Exercise directions: Write the entries below out again exactly; any picture in them stays out.

Records shown:
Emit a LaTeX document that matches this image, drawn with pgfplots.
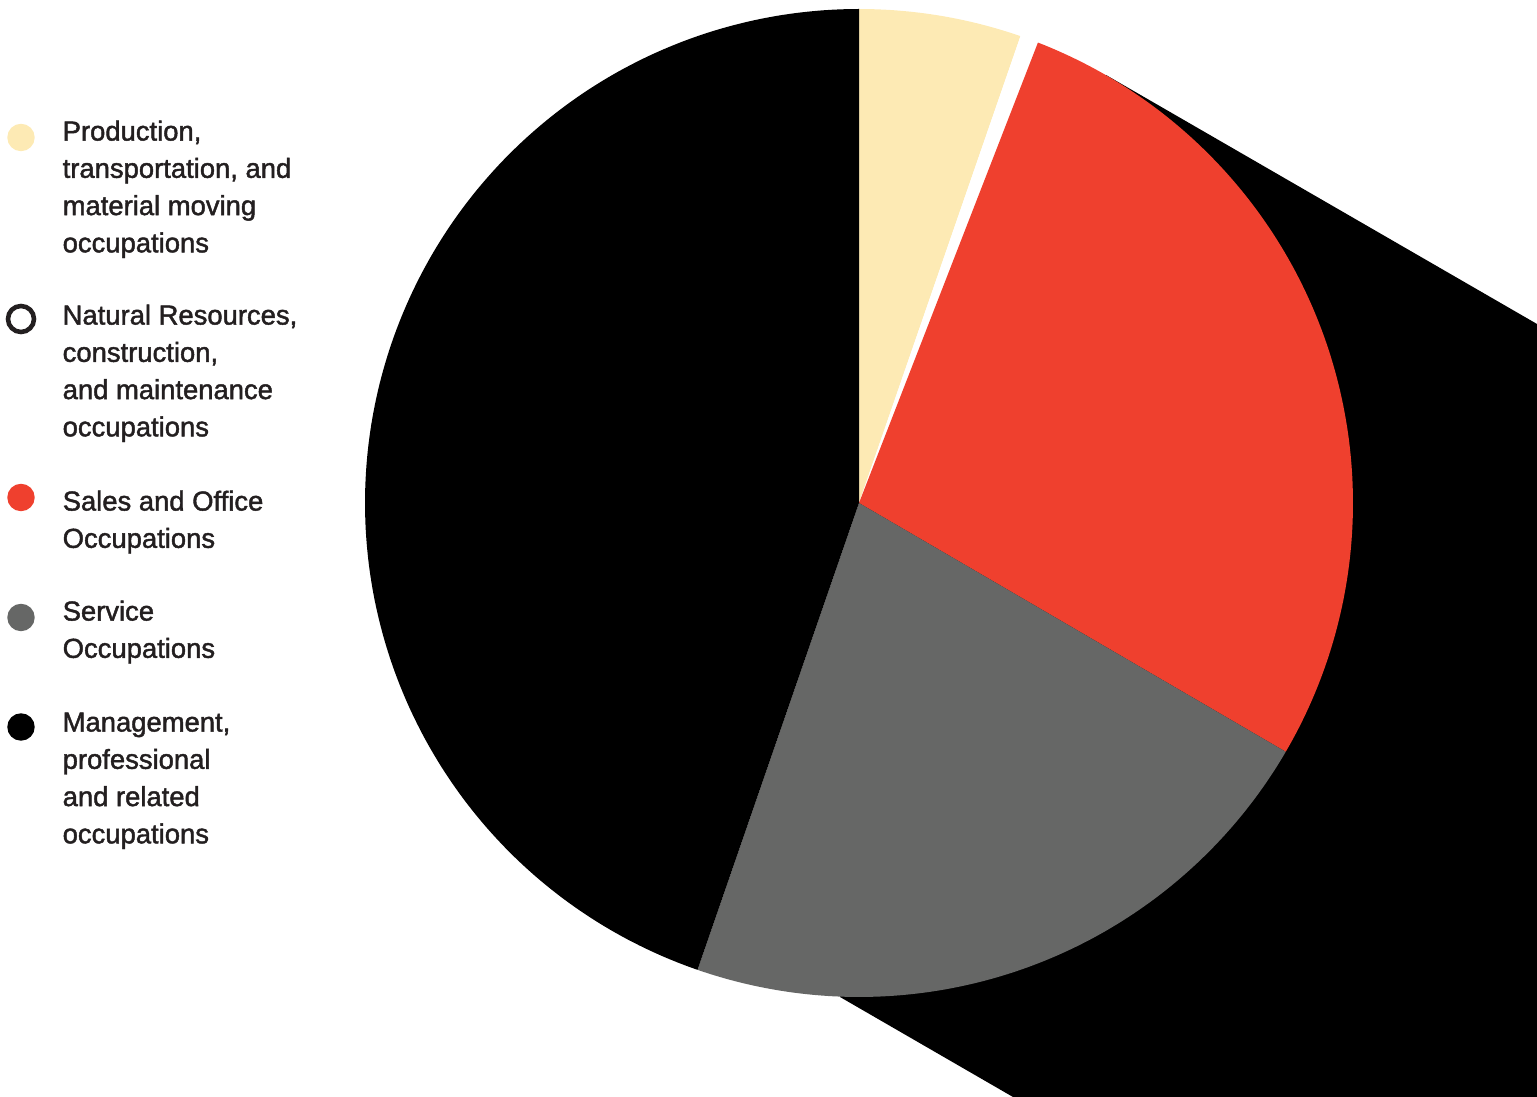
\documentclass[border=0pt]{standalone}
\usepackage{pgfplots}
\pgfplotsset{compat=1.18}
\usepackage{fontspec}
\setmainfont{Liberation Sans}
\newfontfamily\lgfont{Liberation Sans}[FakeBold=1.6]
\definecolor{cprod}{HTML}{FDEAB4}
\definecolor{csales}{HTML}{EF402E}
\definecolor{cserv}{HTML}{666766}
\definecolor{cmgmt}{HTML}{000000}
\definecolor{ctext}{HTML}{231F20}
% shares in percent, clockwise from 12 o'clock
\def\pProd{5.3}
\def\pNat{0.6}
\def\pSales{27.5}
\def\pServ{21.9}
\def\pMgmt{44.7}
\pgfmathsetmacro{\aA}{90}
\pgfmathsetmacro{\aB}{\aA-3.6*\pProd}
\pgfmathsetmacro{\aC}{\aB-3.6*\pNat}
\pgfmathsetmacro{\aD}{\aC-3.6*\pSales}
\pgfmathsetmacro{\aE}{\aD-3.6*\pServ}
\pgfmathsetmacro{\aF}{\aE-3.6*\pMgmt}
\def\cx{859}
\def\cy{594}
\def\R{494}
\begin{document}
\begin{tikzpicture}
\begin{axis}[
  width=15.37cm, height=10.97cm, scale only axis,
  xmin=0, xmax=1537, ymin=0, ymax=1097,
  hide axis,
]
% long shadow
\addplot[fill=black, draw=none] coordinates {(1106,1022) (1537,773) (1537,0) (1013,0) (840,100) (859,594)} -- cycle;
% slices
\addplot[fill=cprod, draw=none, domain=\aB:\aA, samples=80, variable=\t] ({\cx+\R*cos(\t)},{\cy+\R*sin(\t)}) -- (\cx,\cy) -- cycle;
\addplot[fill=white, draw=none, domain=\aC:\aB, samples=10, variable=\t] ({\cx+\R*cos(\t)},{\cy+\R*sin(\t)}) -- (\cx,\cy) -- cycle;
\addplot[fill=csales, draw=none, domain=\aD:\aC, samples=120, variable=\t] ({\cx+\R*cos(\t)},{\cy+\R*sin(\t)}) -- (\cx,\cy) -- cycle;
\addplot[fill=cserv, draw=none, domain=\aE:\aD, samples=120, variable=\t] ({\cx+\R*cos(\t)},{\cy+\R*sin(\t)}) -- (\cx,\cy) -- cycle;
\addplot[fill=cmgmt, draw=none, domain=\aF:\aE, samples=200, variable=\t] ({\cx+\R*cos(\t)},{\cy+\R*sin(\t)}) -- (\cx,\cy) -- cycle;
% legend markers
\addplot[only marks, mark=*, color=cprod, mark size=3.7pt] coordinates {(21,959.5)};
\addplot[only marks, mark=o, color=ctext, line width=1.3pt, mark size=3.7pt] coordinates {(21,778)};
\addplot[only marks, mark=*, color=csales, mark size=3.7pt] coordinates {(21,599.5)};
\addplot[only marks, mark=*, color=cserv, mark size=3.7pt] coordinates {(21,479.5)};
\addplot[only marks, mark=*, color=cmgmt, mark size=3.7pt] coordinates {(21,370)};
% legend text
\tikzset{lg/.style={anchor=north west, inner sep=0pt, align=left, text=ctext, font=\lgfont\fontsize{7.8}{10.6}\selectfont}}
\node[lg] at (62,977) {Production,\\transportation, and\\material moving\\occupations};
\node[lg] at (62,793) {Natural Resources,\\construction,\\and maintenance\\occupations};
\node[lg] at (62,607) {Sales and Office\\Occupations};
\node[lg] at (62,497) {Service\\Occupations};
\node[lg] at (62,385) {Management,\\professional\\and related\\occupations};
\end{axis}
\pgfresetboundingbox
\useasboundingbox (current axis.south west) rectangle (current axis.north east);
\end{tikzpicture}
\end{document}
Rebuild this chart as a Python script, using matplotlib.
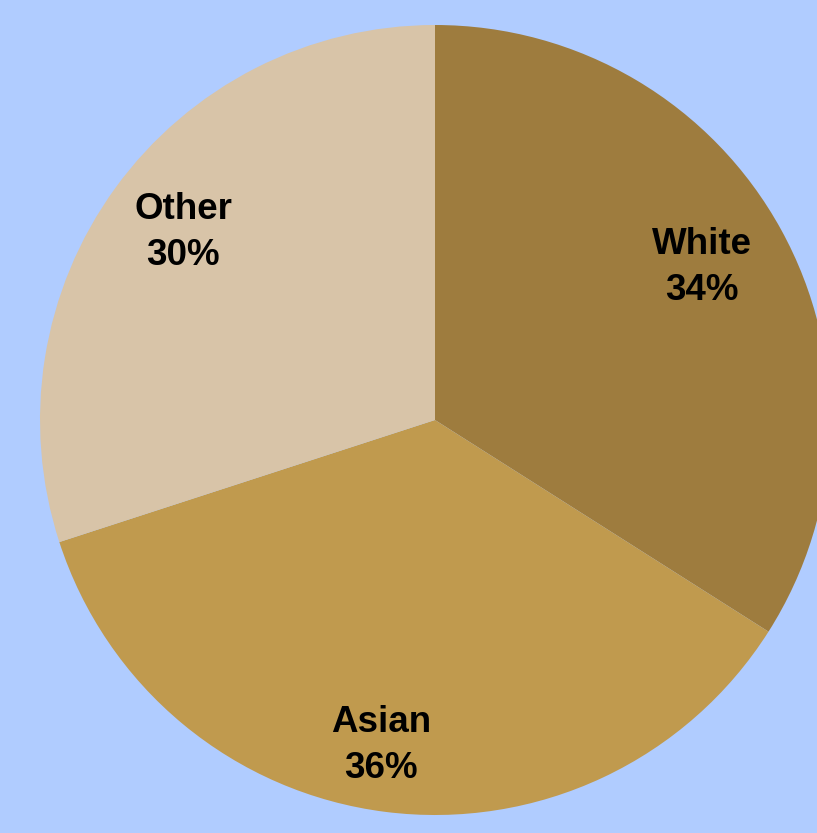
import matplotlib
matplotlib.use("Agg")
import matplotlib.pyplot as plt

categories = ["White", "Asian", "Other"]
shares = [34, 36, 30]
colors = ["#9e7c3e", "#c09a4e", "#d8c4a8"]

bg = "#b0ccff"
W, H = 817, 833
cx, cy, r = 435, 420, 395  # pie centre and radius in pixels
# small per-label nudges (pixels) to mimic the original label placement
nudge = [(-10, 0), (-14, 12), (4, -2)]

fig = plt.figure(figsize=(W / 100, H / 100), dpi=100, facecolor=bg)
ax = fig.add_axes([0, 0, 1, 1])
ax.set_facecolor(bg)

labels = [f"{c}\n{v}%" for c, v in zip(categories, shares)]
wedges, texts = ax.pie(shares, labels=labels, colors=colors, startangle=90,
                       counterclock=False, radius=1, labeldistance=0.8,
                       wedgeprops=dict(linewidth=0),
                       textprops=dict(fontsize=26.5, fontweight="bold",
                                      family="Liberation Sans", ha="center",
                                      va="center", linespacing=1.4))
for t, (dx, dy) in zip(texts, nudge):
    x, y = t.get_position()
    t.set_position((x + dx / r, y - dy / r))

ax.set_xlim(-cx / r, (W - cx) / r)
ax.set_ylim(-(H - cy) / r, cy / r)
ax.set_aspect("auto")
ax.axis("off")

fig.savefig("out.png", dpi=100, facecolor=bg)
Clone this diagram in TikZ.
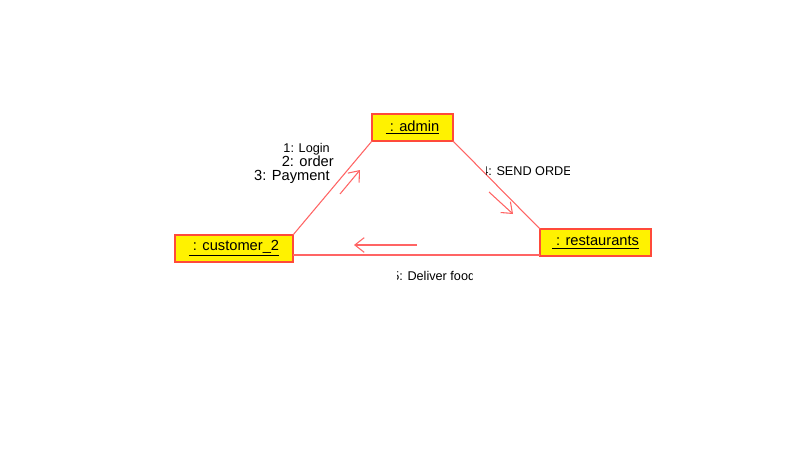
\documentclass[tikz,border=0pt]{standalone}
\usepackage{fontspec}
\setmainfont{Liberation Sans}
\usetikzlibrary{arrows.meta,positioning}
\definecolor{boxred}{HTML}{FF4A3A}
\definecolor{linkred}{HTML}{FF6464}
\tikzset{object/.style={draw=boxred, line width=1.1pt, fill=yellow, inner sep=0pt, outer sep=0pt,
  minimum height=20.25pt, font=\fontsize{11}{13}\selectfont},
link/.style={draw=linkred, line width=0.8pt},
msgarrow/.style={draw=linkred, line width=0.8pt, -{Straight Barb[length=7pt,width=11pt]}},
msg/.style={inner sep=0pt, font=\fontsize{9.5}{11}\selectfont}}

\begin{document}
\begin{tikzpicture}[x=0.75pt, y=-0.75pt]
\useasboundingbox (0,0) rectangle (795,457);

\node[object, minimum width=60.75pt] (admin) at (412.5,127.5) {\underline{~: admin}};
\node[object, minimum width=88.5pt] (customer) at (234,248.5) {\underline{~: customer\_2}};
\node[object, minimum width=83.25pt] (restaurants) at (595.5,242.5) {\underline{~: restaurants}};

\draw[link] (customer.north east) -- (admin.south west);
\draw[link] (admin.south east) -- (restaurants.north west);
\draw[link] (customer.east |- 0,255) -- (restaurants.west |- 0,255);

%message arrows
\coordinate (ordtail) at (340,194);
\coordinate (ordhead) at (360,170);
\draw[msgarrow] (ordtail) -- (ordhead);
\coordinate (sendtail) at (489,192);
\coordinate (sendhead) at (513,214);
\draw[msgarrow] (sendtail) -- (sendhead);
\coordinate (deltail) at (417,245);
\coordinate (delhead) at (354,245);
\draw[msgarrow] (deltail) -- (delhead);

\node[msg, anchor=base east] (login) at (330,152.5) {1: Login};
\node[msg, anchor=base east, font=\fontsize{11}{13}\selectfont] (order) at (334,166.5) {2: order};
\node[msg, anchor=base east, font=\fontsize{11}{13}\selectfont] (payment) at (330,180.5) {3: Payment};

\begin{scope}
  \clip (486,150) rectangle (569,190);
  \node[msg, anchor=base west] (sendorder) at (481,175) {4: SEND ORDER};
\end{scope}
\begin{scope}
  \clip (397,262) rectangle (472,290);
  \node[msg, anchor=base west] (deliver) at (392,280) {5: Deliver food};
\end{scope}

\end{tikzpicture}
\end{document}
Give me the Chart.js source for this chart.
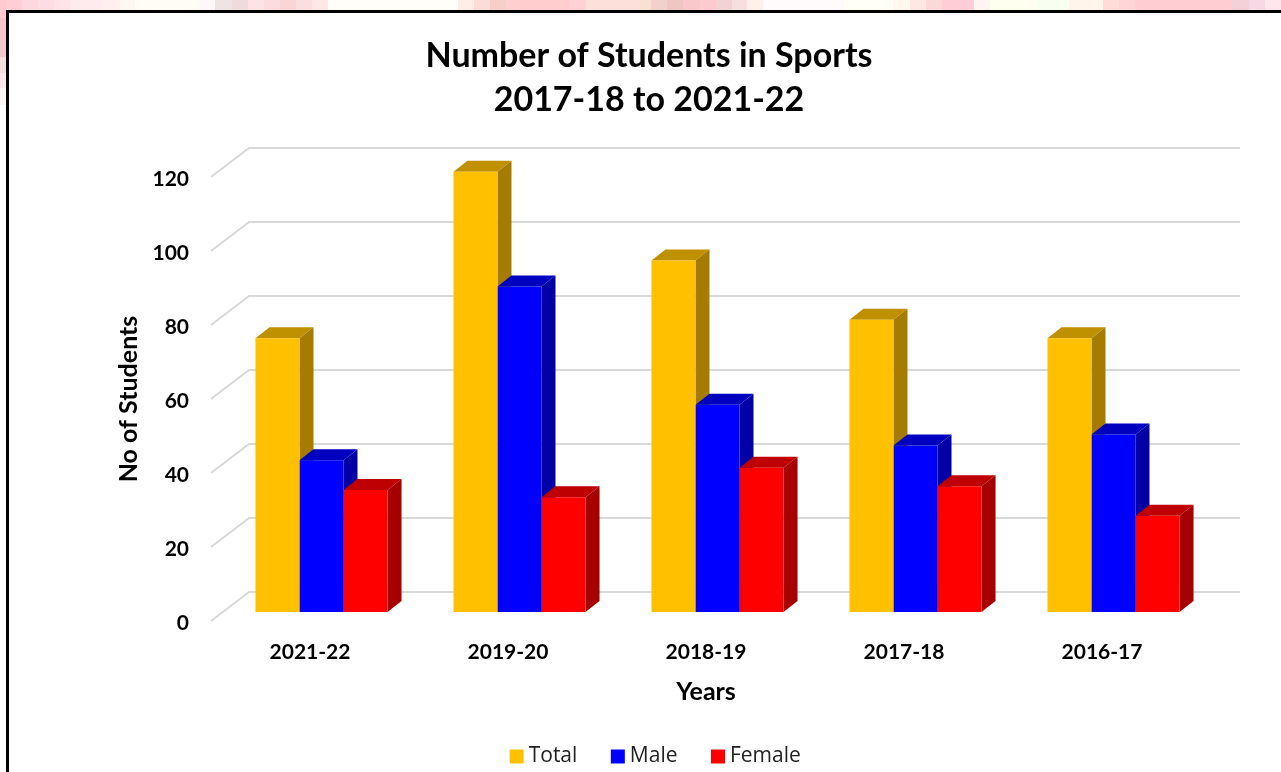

Result:
Emit a LaTeX document that matches this image, drawn with pgfplots.
\documentclass[border=0pt]{standalone}
\usepackage{pgfplots}
\pgfplotsset{compat=1.18}
\usepackage{fontspec}
\setmainfont{Liberation Sans}
\newfontfamily\lgfont{Liberation Sans}[FakeBold=1.6]
\definecolor{cprod}{HTML}{FDEAB4}
\definecolor{csales}{HTML}{EF402E}
\definecolor{cserv}{HTML}{666766}
\definecolor{cmgmt}{HTML}{000000}
\definecolor{ctext}{HTML}{231F20}
% shares in percent, clockwise from 12 o'clock
\def\pProd{5.3}
\def\pNat{0.6}
\def\pSales{27.5}
\def\pServ{21.9}
\def\pMgmt{44.7}
\pgfmathsetmacro{\aA}{90}
\pgfmathsetmacro{\aB}{\aA-3.6*\pProd}
\pgfmathsetmacro{\aC}{\aB-3.6*\pNat}
\pgfmathsetmacro{\aD}{\aC-3.6*\pSales}
\pgfmathsetmacro{\aE}{\aD-3.6*\pServ}
\pgfmathsetmacro{\aF}{\aE-3.6*\pMgmt}
\def\cx{859}
\def\cy{594}
\def\R{494}
\begin{document}
\begin{tikzpicture}
\begin{axis}[
  width=15.37cm, height=10.97cm, scale only axis,
  xmin=0, xmax=1537, ymin=0, ymax=1097,
  hide axis,
]
% long shadow
\addplot[fill=black, draw=none] coordinates {(1106,1022) (1537,773) (1537,0) (1013,0) (840,100) (859,594)} -- cycle;
% slices
\addplot[fill=cprod, draw=none, domain=\aB:\aA, samples=80, variable=\t] ({\cx+\R*cos(\t)},{\cy+\R*sin(\t)}) -- (\cx,\cy) -- cycle;
\addplot[fill=white, draw=none, domain=\aC:\aB, samples=10, variable=\t] ({\cx+\R*cos(\t)},{\cy+\R*sin(\t)}) -- (\cx,\cy) -- cycle;
\addplot[fill=csales, draw=none, domain=\aD:\aC, samples=120, variable=\t] ({\cx+\R*cos(\t)},{\cy+\R*sin(\t)}) -- (\cx,\cy) -- cycle;
\addplot[fill=cserv, draw=none, domain=\aE:\aD, samples=120, variable=\t] ({\cx+\R*cos(\t)},{\cy+\R*sin(\t)}) -- (\cx,\cy) -- cycle;
\addplot[fill=cmgmt, draw=none, domain=\aF:\aE, samples=200, variable=\t] ({\cx+\R*cos(\t)},{\cy+\R*sin(\t)}) -- (\cx,\cy) -- cycle;
% legend markers
\addplot[only marks, mark=*, color=cprod, mark size=3.7pt] coordinates {(21,959.5)};
\addplot[only marks, mark=o, color=ctext, line width=1.3pt, mark size=3.7pt] coordinates {(21,778)};
\addplot[only marks, mark=*, color=csales, mark size=3.7pt] coordinates {(21,599.5)};
\addplot[only marks, mark=*, color=cserv, mark size=3.7pt] coordinates {(21,479.5)};
\addplot[only marks, mark=*, color=cmgmt, mark size=3.7pt] coordinates {(21,370)};
% legend text
\tikzset{lg/.style={anchor=north west, inner sep=0pt, align=left, text=ctext, font=\lgfont\fontsize{7.8}{10.6}\selectfont}}
\node[lg] at (62,977) {Production,\\transportation, and\\material moving\\occupations};
\node[lg] at (62,793) {Natural Resources,\\construction,\\and maintenance\\occupations};
\node[lg] at (62,607) {Sales and Office\\Occupations};
\node[lg] at (62,497) {Service\\Occupations};
\node[lg] at (62,385) {Management,\\professional\\and related\\occupations};
\end{axis}
\pgfresetboundingbox
\useasboundingbox (current axis.south west) rectangle (current axis.north east);
\end{tikzpicture}
\end{document}
Rebuild this chart as a Python script, using matplotlib.
import matplotlib
matplotlib.use("Agg")
import matplotlib.pyplot as plt

categories = ["White", "Asian", "Other"]
shares = [34, 36, 30]
colors = ["#9e7c3e", "#c09a4e", "#d8c4a8"]

bg = "#b0ccff"
W, H = 817, 833
cx, cy, r = 435, 420, 395  # pie centre and radius in pixels
# small per-label nudges (pixels) to mimic the original label placement
nudge = [(-10, 0), (-14, 12), (4, -2)]

fig = plt.figure(figsize=(W / 100, H / 100), dpi=100, facecolor=bg)
ax = fig.add_axes([0, 0, 1, 1])
ax.set_facecolor(bg)

labels = [f"{c}\n{v}%" for c, v in zip(categories, shares)]
wedges, texts = ax.pie(shares, labels=labels, colors=colors, startangle=90,
                       counterclock=False, radius=1, labeldistance=0.8,
                       wedgeprops=dict(linewidth=0),
                       textprops=dict(fontsize=26.5, fontweight="bold",
                                      family="Liberation Sans", ha="center",
                                      va="center", linespacing=1.4))
for t, (dx, dy) in zip(texts, nudge):
    x, y = t.get_position()
    t.set_position((x + dx / r, y - dy / r))

ax.set_xlim(-cx / r, (W - cx) / r)
ax.set_ylim(-(H - cy) / r, cy / r)
ax.set_aspect("auto")
ax.axis("off")

fig.savefig("out.png", dpi=100, facecolor=bg)
Clone this diagram in TikZ.
\documentclass[tikz,border=0pt]{standalone}
\usepackage{fontspec}
\setmainfont{Liberation Sans}
\usetikzlibrary{arrows.meta,positioning}
\definecolor{boxred}{HTML}{FF4A3A}
\definecolor{linkred}{HTML}{FF6464}
\tikzset{object/.style={draw=boxred, line width=1.1pt, fill=yellow, inner sep=0pt, outer sep=0pt,
  minimum height=20.25pt, font=\fontsize{11}{13}\selectfont},
link/.style={draw=linkred, line width=0.8pt},
msgarrow/.style={draw=linkred, line width=0.8pt, -{Straight Barb[length=7pt,width=11pt]}},
msg/.style={inner sep=0pt, font=\fontsize{9.5}{11}\selectfont}}

\begin{document}
\begin{tikzpicture}[x=0.75pt, y=-0.75pt]
\useasboundingbox (0,0) rectangle (795,457);

\node[object, minimum width=60.75pt] (admin) at (412.5,127.5) {\underline{~: admin}};
\node[object, minimum width=88.5pt] (customer) at (234,248.5) {\underline{~: customer\_2}};
\node[object, minimum width=83.25pt] (restaurants) at (595.5,242.5) {\underline{~: restaurants}};

\draw[link] (customer.north east) -- (admin.south west);
\draw[link] (admin.south east) -- (restaurants.north west);
\draw[link] (customer.east |- 0,255) -- (restaurants.west |- 0,255);

%message arrows
\coordinate (ordtail) at (340,194);
\coordinate (ordhead) at (360,170);
\draw[msgarrow] (ordtail) -- (ordhead);
\coordinate (sendtail) at (489,192);
\coordinate (sendhead) at (513,214);
\draw[msgarrow] (sendtail) -- (sendhead);
\coordinate (deltail) at (417,245);
\coordinate (delhead) at (354,245);
\draw[msgarrow] (deltail) -- (delhead);

\node[msg, anchor=base east] (login) at (330,152.5) {1: Login};
\node[msg, anchor=base east, font=\fontsize{11}{13}\selectfont] (order) at (334,166.5) {2: order};
\node[msg, anchor=base east, font=\fontsize{11}{13}\selectfont] (payment) at (330,180.5) {3: Payment};

\begin{scope}
  \clip (486,150) rectangle (569,190);
  \node[msg, anchor=base west] (sendorder) at (481,175) {4: SEND ORDER};
\end{scope}
\begin{scope}
  \clip (397,262) rectangle (472,290);
  \node[msg, anchor=base west] (deliver) at (392,280) {5: Deliver food};
\end{scope}

\end{tikzpicture}
\end{document}
Give me the Chart.js source for this chart.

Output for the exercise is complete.